Mais pourquoi un tel "corollisme", dans un pays qui ne produit aucune voiture ?
"Beaucoup de gens en achètent car elles sont robustes, moins chères et qu'on trouve des pièces de rechange partout", explique Mirwais Nabizada, 38 ans et vendeur de voitures d'occasion depuis 21 ans. Ce jour là, dans le hangar de sa concession du quartier de Qasaba sont garées 70 voitures, dont... 64 Corollas.
Les acheteurs la préfèrent souvent en blanc, "car cela montre moins la poussière, qui est partout ici", explique-t-il. Et les talibans ne sont pas les derniers, qui s'en servent régulièrement en guise de voitures piégées. Dans ce pays englué depuis plus de dix ans par une guerre sans fin entre les forces occidentales et gouvernementales et les rebelles, la Corolla est aussi la voiture préférée des kamikazes.

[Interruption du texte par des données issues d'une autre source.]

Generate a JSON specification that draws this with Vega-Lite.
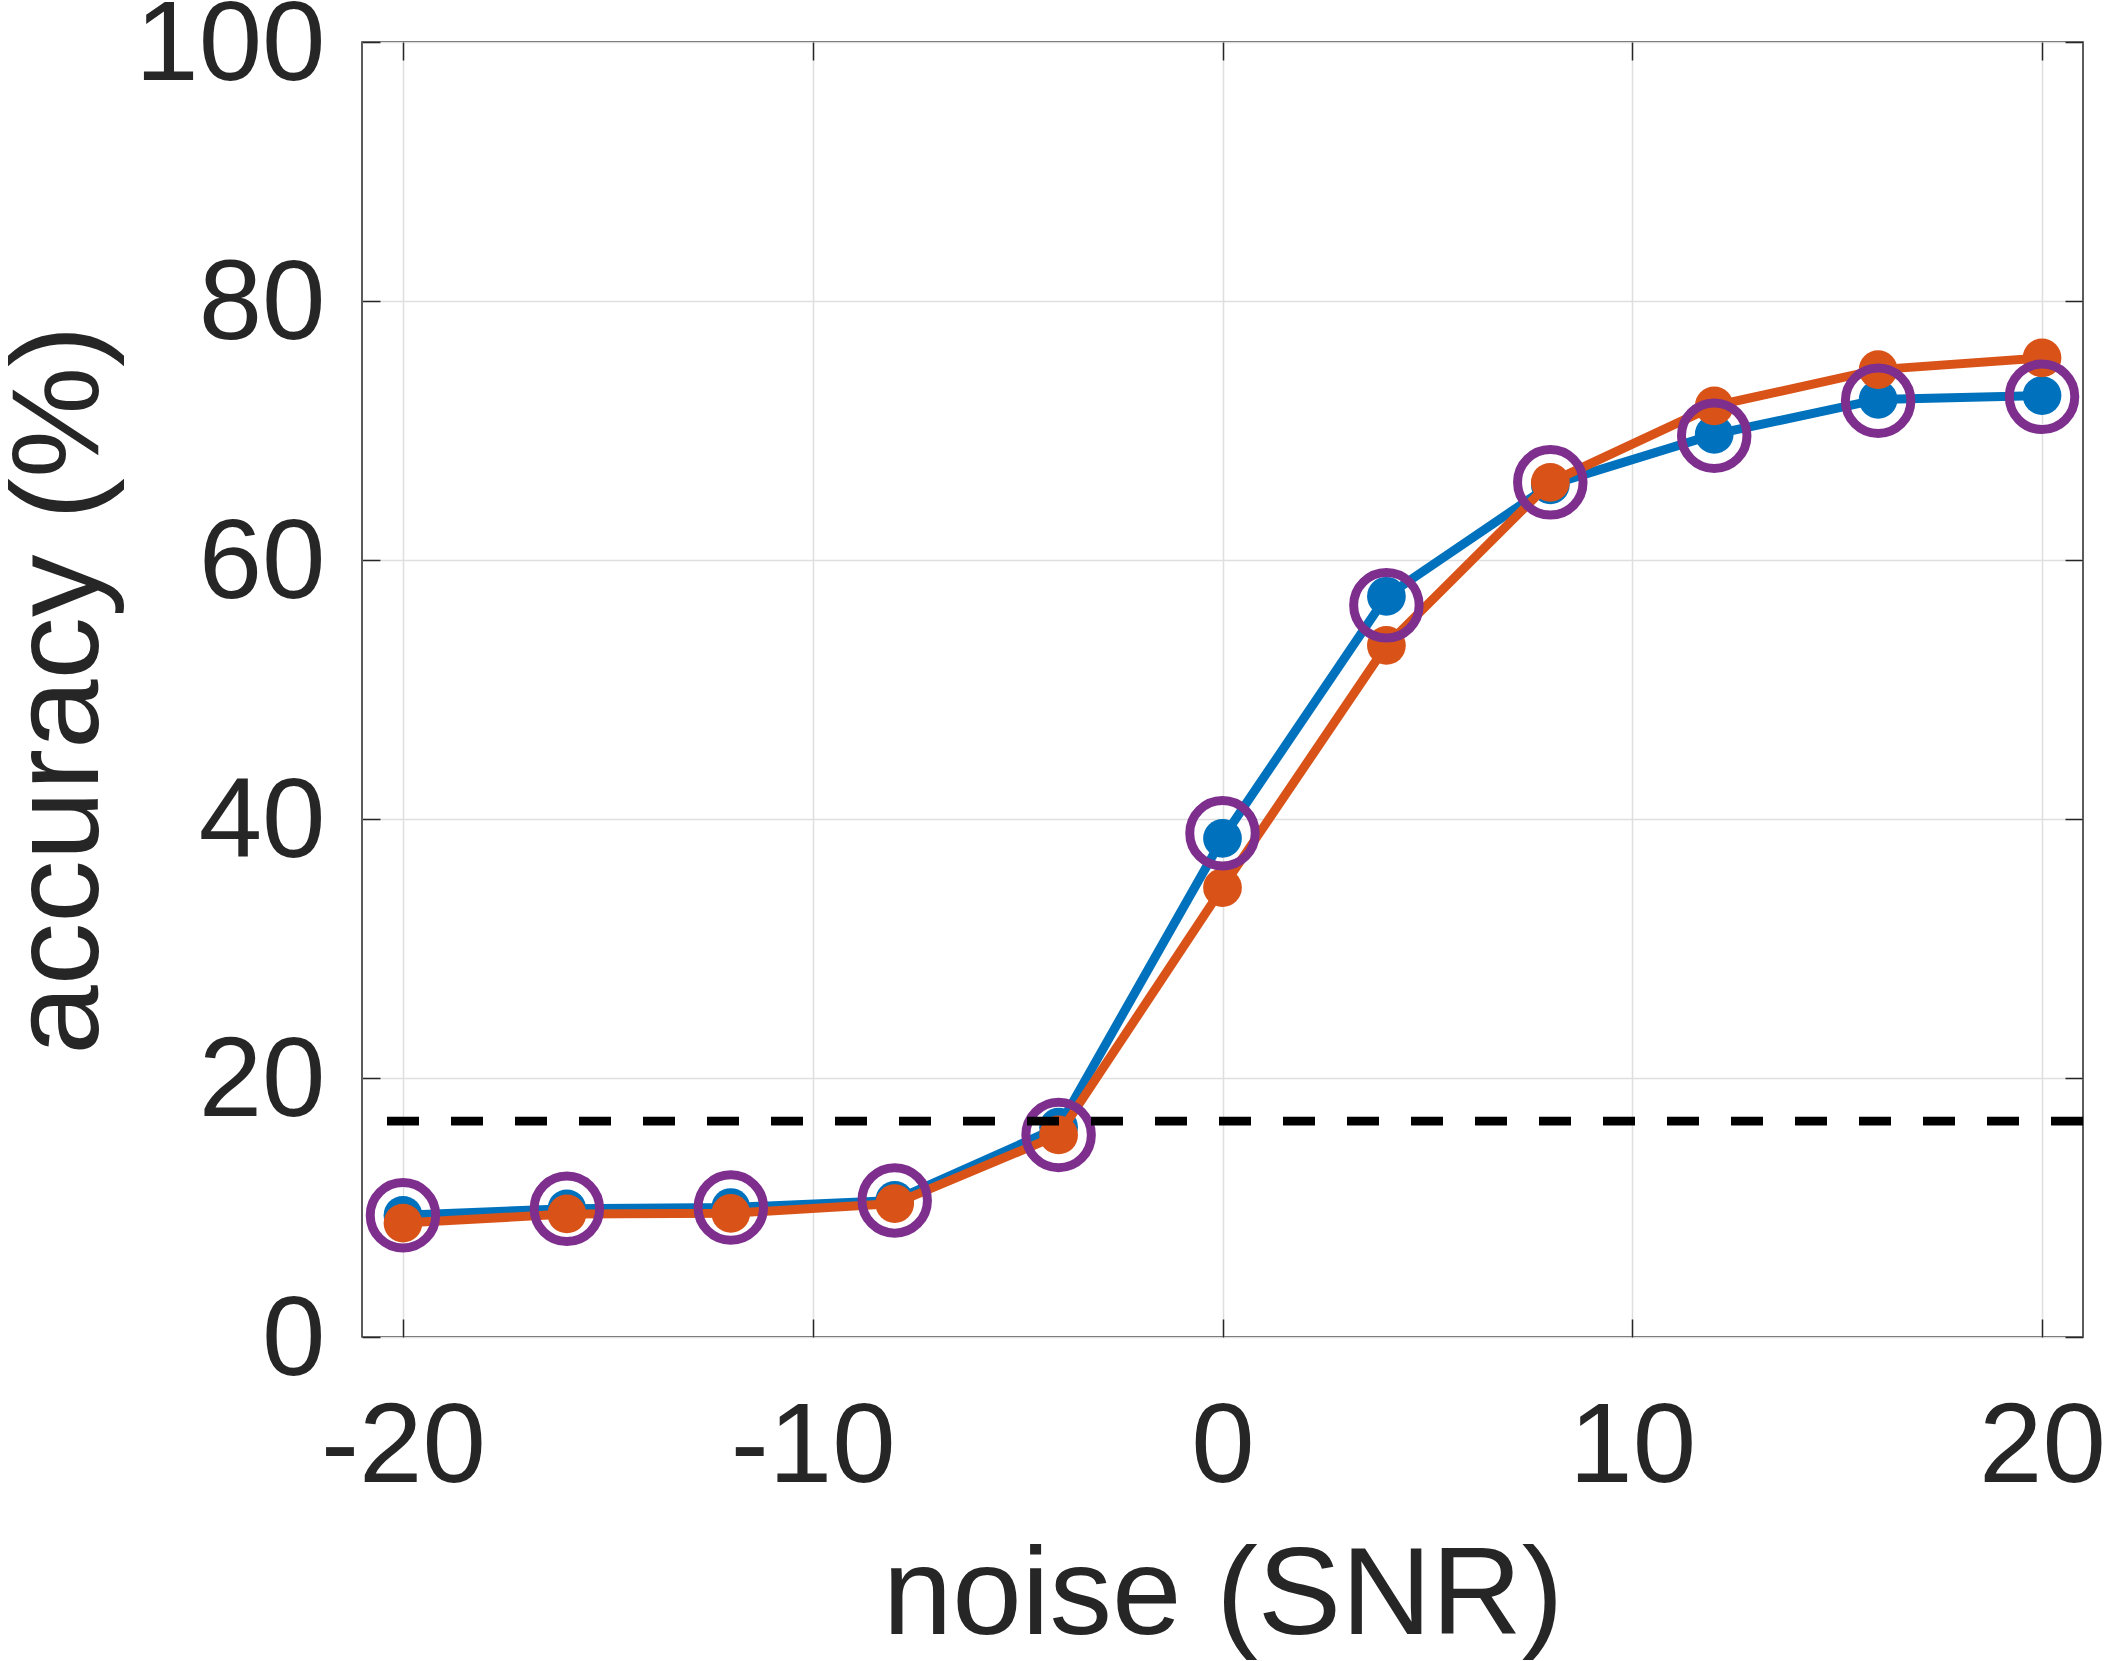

Corolla par ci, donc, et Corolla partout par là. Lors d'un récent court trajet de 10 minutes entre le centre-ville et le quartier des ambassades à Kaboul, l'AFP a compté 194 Corollas pour 89 autres véhicules, bus, camions et voitures de police inclus.
Les propriétaires adorent leur Corolla, la chérissent. Lui déclarent leur amour par autocollants interposés sur leur pare-brise arrière. Les "Beautiful Corolla" ne se comptent plus. Les "Super Japan saloon" ("Super berline du Japon") non plus. Plus rarement, des "Corolla I love you" surgissent au détour d'une rue.
Nombre de chauffeurs de taxi roulent en Corolla peinte en jaune et blanc. Les compagnies privées, à l'appel d'un client novice s'interrogeant sur le véhicule venant le chercher, ne s'embarrassent même plus à mentionner son nom. Ce sera une "2002 grise" ou une "2007 marron", répond leur standard.
Un chauffeur à peine expert sait reconnaître la provenance du véhicule - Amérique du Nord ou Europe - à la taille de ses pare-chocs et à l'emplacement de la plaque minéralogique à l'arrière. Au volant à droite, des voitures également présentes en nombre, on reconnaît une provenance généralement du Japon et d'Australie.
Selon le général Asadullah Khan, chef de la police routière de Kaboul, environ 80% des 700.000 véhicules parcourant les rues congestionnées de la capitale -- 500 à 600 véhicules neuf ou d'occasion sont immatriculés chaque jour, selon lui -- sont des Corollas. "C'est la voiture du peuple. Et elle ne consomme pas beaucoup", souligne-t-il.
Son succès est tel que des marques de moto s'en sont emparé. Le deux-roues "Corola", avec un "l" seulement, fait concurrence au "Landcruiser", en un seul mot, en hommage au légendaire 4x4 Land-Cruiser, utilisé lui par les riches Afghans et, dans sa version blindée, par les ambassades et l'Otan.
Les berlines japonaises se monnayent pourtant au prix fort: de 3.500 dollars (2.700 euros) pour une épave rouge ayant dû réaliser vingt fois le tour de l'Afghanistan à 26.000 (20.000 euros) pour une Corolla blanche d'un an à faible kilométrage, la faute à de lourdes taxes de douane.
La marche triomphale des Corollas aurait commencé à la chute des talibans, chassés du pouvoir fin 2001 par les troupes internationales, raconte Mirwais Nabizada, sans pouvoir expliquer totalement l'ampleur du phénomène.
Les ventes se sont toutefois essoufflées ces dernières années, nombre d'Afghans hésitant à investir dans leur pays où l'on craint un nouvel embrasement général après le retrait des troupes de l'Otan prévu à la fin 2014.
Aujourd'hui, Mirwais ne vend plus qu'une seule Corolla par jour, contre 5 ou 10 par le passé.
Les heureux propriétaires, eux chouchoutent tous leur Corolla. En Afghanistan, laver sa voiture s'apparente à un passe-temps national. "Dans l'Islam, la propreté est une valeur importante", analyse Shaker Bakhter, l'un des rares concessionnaires de Kaboul, dont le garage a vendu "au moins 10.000 Corollas" au prix fort (26.000 dollars l'unité, avec peu d'options) depuis qu'il y travaille.
Pourquoi les Afghans paient-ils autant pour leur voiture? Shaker répond simplement. "Vous étrangers dépensez votre argent en allant danser ou jouer au bowling. Nous, nous investissons dans ce qui est utile."